Module level constants for operation and memory cost tweaking

To help in selecting the correct values for the tweaking parameters for both the scrypt and the argon2 constructions, the nacl.pwhash provides suggested values for the opslimit and memlimit parameters, which are belived to be valid as of CPU/ASIC speeds current in year 2017.

The provided constants are:

for scrypt:

  • nacl.pwhash.SCRYPT_OPSLIMIT_INTERACTIVE
  • nacl.pwhash.SCRYPT_MEMLIMIT_INTERACTIVE
  • nacl.pwhash.SCRYPT_OPSLIMIT_SENSITIVE
  • nacl.pwhash.SCRYPT_MEMLIMIT_SENSITIVE

for argon2:

  • nacl.pwhash.ARGON2I_OPSLIMIT_INTERACTIVE
  • nacl.pwhash.ARGON2I_MEMLIMIT_INTERACTIVE
  • nacl.pwhash.ARGON2I_OPSLIMIT_MODERATE
  • nacl.pwhash.ARGON2I_MEMLIMIT_MODERATE
  • nacl.pwhash.ARGON2I_OPSLIMIT_SENSITIVE
  • nacl.pwhash.ARGON2I_MEMLIMIT_SENSITIVE
  • nacl.pwhash.ARGON2ID_OPSLIMIT_INTERACTIVE
  • nacl.pwhash.ARGON2ID_MEMLIMIT_INTERACTIVE
  • nacl.pwhash.ARGON2ID_OPSLIMIT_MODERATE
  • nacl.pwhash.ARGON2ID_MEMLIMIT_MODERATE
  • nacl.pwhash.ARGON2ID_OPSLIMIT_SENSITIVE
  • nacl.pwhash.ARGON2ID_MEMLIMIT_SENSITIVE

In general, the _INTERACTIVE values are recommended in the case of hashes stored for interactive password checking, and lead to a sub-second password verification time, with a memory consumption in the tens of megabytes range, while the _SENSITIVE values are meant to store hashes for password protecting sensitive data, and lead to hashing times exceeding one second, with memory consumption in the hundred of megabytes range.

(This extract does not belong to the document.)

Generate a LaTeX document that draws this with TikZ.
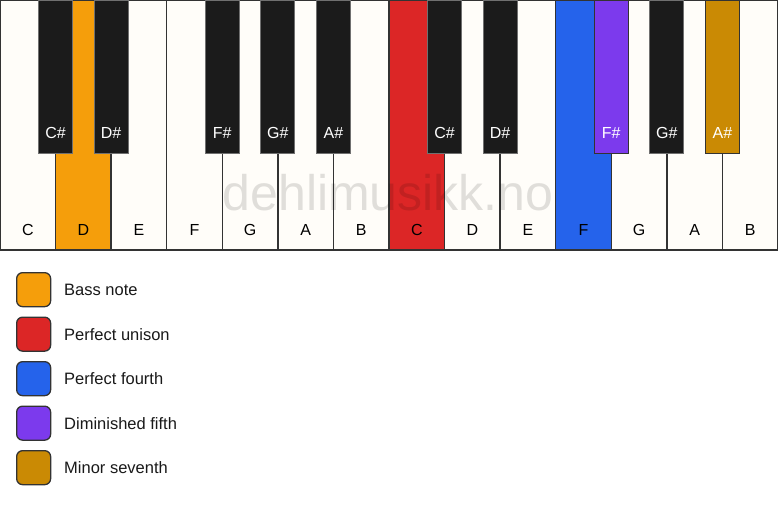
\documentclass[tikz,border=0pt]{standalone}
\usepackage{fontspec}
\setmainfont{Liberation Sans}
\definecolor{ivory}{HTML}{FFFDF9}
\definecolor{keyline}{HTML}{333333}
\definecolor{blackkey}{HTML}{1B1B1B}
\definecolor{cbass}{HTML}{F59E0B}
\definecolor{cunison}{HTML}{DC2626}
\definecolor{cfourth}{HTML}{2563EB}
\definecolor{cdim}{HTML}{7C3AED}
\definecolor{cseventh}{HTML}{CA8A04}
\begin{document}
\begin{tikzpicture}[x=1pt,y=-1pt,
  whitekey/.style={draw=keyline,line width=1.3pt,fill=ivory,minimum width=55.571pt,minimum height=250pt,anchor=north west,inner sep=0pt,outer sep=0pt},
  blackkeystyle/.style={draw=keyline!70,line width=1pt,fill=blackkey,minimum width=34pt,minimum height=153pt,anchor=north,inner sep=0pt,outer sep=0pt},
  wlabel/.style={font=\fontsize{16}{19}\selectfont,text=black,inner sep=0pt},
  blabel/.style={font=\fontsize{16}{19}\selectfont,text=white,inner sep=0pt},
  legbox/.style={draw=keyline,line width=1.3pt,rounded corners=6pt,minimum size=34pt,anchor=north west,inner sep=0pt},
  legtext/.style={font=\fontsize{16.5}{20}\selectfont,anchor=west,inner sep=0pt,text=black!90}
]
\useasboundingbox (0,0) rectangle (778,506);
\fill[white] (0,0) rectangle (778,506);
% white keys
\foreach \i/\n/\c in {0/C/ivory,1/D/cbass,2/E/ivory,3/F/ivory,4/G/ivory,5/A/ivory,6/B/ivory,7/C/cunison,8/D/ivory,9/E/ivory,10/F/cfourth,11/G/ivory,12/A/ivory,13/B/ivory}{
  \node[whitekey,fill=\c] (w\i) at ({\i*55.571},0) {};
  \node[wlabel] (wl\i) at ({\i*55.571+27.786},230) {\n};
}
% black keys
\foreach \b/\n/\c/\d in {1/C\#/blackkey/keyline!70,2/D\#/blackkey/keyline!70,4/F\#/blackkey/keyline!70,5/G\#/blackkey/keyline!70,6/A\#/blackkey/keyline!70,8/C\#/blackkey/keyline!70,9/D\#/blackkey/keyline!70,11/F\#/cdim/keyline,12/G\#/blackkey/keyline!70,13/A\#/cseventh/keyline}{
  \node[blackkeystyle,fill=\c,draw=\d] (b\b) at ({\b*55.571},0) {};
  \node[blabel] (bl\b) at ({\b*55.571},133) {\n};
}
% watermark
\node[font=\fontsize{50}{60}\selectfont,text=black,text opacity=0.12,inner sep=0pt] (wm) at (388,193) {dehlimusikk.no};
% legend
\foreach \k/\c/\t in {0/cbass/Bass note,1/cunison/Perfect unison,2/cfourth/Perfect fourth,3/cdim/Diminished fifth,4/cseventh/Minor seventh}{
  \node[legbox,fill=\c] (lb\k) at (16,{272+44.5*\k}) {};
  \node[legtext] (lt\k) at (64,{290+44.5*\k}) {\t};
}
\end{tikzpicture}
\end{document}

The _MODERATE values, suggested for argon2 mechanisms are meant to run the construct at a runtime and memory cost intermediate between _INTERACTIVE and _SENSITIVE.

[SD2012]A nice overview of password hashing history is available in Solar Designer’s presentation Password security: past, present, future
[PHC]The Argon2 recommendation is prominently shown in the Password Hashing Competition site, along to the special recognition shortlist and the original call for submissions.